Ciceros "De finibus bonorum et malorum"

Epikurs ethischer Grund-Satz und seine Herleitung (I, 29-31)

29.
"Ich werde es tun", sagte er, "wenn du von jener Gerechtigkeit bist, die du zeigst. Aber ich will lieber eine durchgehende Rede benutzen als zu fragen oder gefragt zu werden.
"Ganz, wie es gefällt", sagte ich.
Dann begann er zu reden. "Zunächst also", sagte er, "werde ich so verfahren, wie es dem Begründer dieser Lehre selbst gefällt: ich werde feststellen, was und wie es beschaffen ist, wonach wir fragen, nicht dass ich glaube, ihr wüsstet das nicht, sondern damit die Rede mit Vernunft und geordnet weitergeht. Wir fragen also, was das letzte und äußerste Gut ist, dass nach Meinung aller Philosophen so beschaffen sein muss, dass es in Ordnung geht, dass alles darauf bezogen wird, es selbst aber niemals.


30.
Das legt Epikur in die Lust. Sie soll nach seinem Willen das höchste Gut sein und das höchste Übel sei der Schmerz. Und er unterrichtet, es so zu lehren: jedes Lebewesen erstrebe die Lust und, wenn es einmal geboren sei, freue sich daran wie an einem höchsten Gut, den Schmerz wie das größte Übel verschmähe es und weise es, wie sehr man es kann, zurück und solange es noch unverdorben sei und die Natur selbst noch ihr unbestechliches und ursprüngliches Urteil spreche.

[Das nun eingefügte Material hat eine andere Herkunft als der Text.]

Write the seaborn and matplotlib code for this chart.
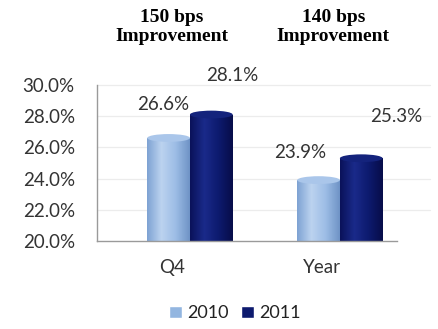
import matplotlib
matplotlib.use("Agg")
import matplotlib.pyplot as plt
import seaborn as sns
import pandas as pd
import numpy as np
from matplotlib.ticker import FixedLocator, PercentFormatter
from matplotlib.colors import LinearSegmentedColormap
from matplotlib.patches import Ellipse, Patch

categories = ["Q4", "Year"]
years = ["2010", "2011"]
values_2010 = [26.6, 23.9]
values_2011 = [28.1, 25.3]
improvements = ["150 bps\nImprovement", "140 bps\nImprovement"]
yticks = [20.0, 22.0, 24.0, 26.0, 28.0, 30.0]

df = pd.DataFrame({
    "category": categories * 2,
    "year": [years[0]] * 2 + [years[1]] * 2,
    "value": values_2010 + values_2011,
})

sns.set_style("white")
plt.rcParams["font.family"] = ["Lato", "DejaVu Sans"]

fig = plt.figure(figsize=(4.39, 3.29), dpi=100)
ax = fig.add_axes([0.221, 0.2675, 0.683, 0.4745])

palette = {"2010": "#93b6e0", "2011": "#0d1a6e"}
sns.barplot(data=df, x="category", y="value", hue="year", palette=palette,
            width=0.57, ax=ax, saturation=1, legend=True)

ax.set_ylim(20, 30)
ax.set_xlim(-0.5, 1.5)
ax.yaxis.set_major_locator(FixedLocator(yticks))
ax.yaxis.set_major_formatter(PercentFormatter(decimals=1))
ax.set_xlabel("")
ax.set_ylabel("")
for s in ["top", "right"]:
    ax.spines[s].set_visible(False)
for s in ["left", "bottom"]:
    ax.spines[s].set_color("#9a9a9a")
    ax.spines[s].set_linewidth(1.0)
for yv in yticks[1:]:
    ax.axhline(yv, xmin=0.0, xmax=1.11, color="#ececec", linewidth=0.9,
               clip_on=False, zorder=0)
ax.tick_params(axis="y", direction="out", length=6, color="#9a9a9a",
               labelsize=13.5, labelcolor="#333333", pad=10)
ax.xaxis.set_minor_locator(FixedLocator([-0.5, 0.5, 1.5]))
ax.tick_params(axis="x", which="major", length=0, labelsize=13.5,
               labelcolor="#333333", pad=13)
ax.tick_params(axis="x", which="minor", direction="out", length=5, color="#9a9a9a")

# cylinder-like shading, shifted to match perspective
shift = 0.12
grad = {
    "2010": LinearSegmentedColormap.from_list("g10", ["#7fa3d3", "#bcd3ef", "#9dbde6", "#6f93c6"]),
    "2011": LinearSegmentedColormap.from_list("g11", ["#0a125a", "#1a2a8a", "#0d1a6e", "#070d4a"]),
}
top_col = {"2010": "#aac6ea", "2011": "#14237c"}
for container, yr in zip(ax.containers, years):
    for bar in container:
        bar.set_x(bar.get_x() + shift)
        x0, w, h = bar.get_x(), bar.get_width(), bar.get_height()
        bar.set_facecolor("none")
        bar.set_edgecolor("none")
        img = ax.imshow(np.linspace(0, 1, 64).reshape(1, -1), cmap=grad[yr],
                        extent=(x0, x0 + w, 20, h), aspect="auto", zorder=2)
        img.set_clip_path(bar)
        ax.add_patch(Ellipse((x0 + w / 2, h), w, 0.5, facecolor=top_col[yr],
                             edgecolor="none", zorder=3))
ax.set_xlim(-0.5, 1.5)
ax.set_ylim(20, 30)

# value labels
label_offsets = {"2010": [(-4, 24), (-13, 20)], "2011": [(15, 28), (25, 30)]}
for container, yr in zip(ax.containers, years):
    for i, (bar, v) in enumerate(zip(container, df[df["year"] == yr]["value"])):
        ox, oy = label_offsets[yr][i]
        ax.annotate(f"{v:.1f}%", (bar.get_x() + bar.get_width() / 2, v),
                    xytext=(ox, oy), textcoords="offset points",
                    ha="center", va="center", fontsize=13.5, color="#333333",
                    annotation_clip=False)

# improvement headers
for xc, txt in zip([0.392, 0.759], improvements):
    fig.text(xc, 0.918, txt, ha="center", va="center", fontsize=14,
             fontweight="bold", family="Liberation Serif", color="black",
             linespacing=1.15)

ax.get_legend().remove()
handles = [Patch(facecolor=palette[y]) for y in years]
fig.legend(handles, years, loc="center", bbox_to_anchor=(0.535, 0.048), ncol=2,
           frameon=False, fontsize=13, handlelength=0.7, handleheight=0.7,
           handletextpad=0.3, columnspacing=0.7, labelcolor="#222222")

fig.savefig("out.png", dpi=100)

Deshalb meint er, dass Vernunft und Diskussion dafür nicht nötig sei, weshalb die Lust erstrebt, der Schmerz aber vermieden werden müsse: er meint, das fühle man, wie man fühlt, dass Feuer heiß ist, der Schnee weiß und der Honig süß. Dafür müsse man nichts mit ausgesuchter Vernunft bestärken, es sei genung, sich nur daran zu erinnern. Denn zwischen Beweis und logischer Folgerung und zwischen geringer Beobachtung und Erinnerung gebe es einen Unterschied: die eine öffne verborgene als ob eingehpllte Dinge, die andere zeige sichtbare und eröffnete Dinge an. Denn da einem Menschen, der seiner Sinne beraubt wurde, nichts mehr bleibt, muss beurteilt werden, was gemäß der Natur ist, was dagegen oder was von der Natur ist. Das, was man wahrnimmt oder beurteilt, wohin etwas strebt oder flieht, ist das etwas anderes als Lust und Schmerz?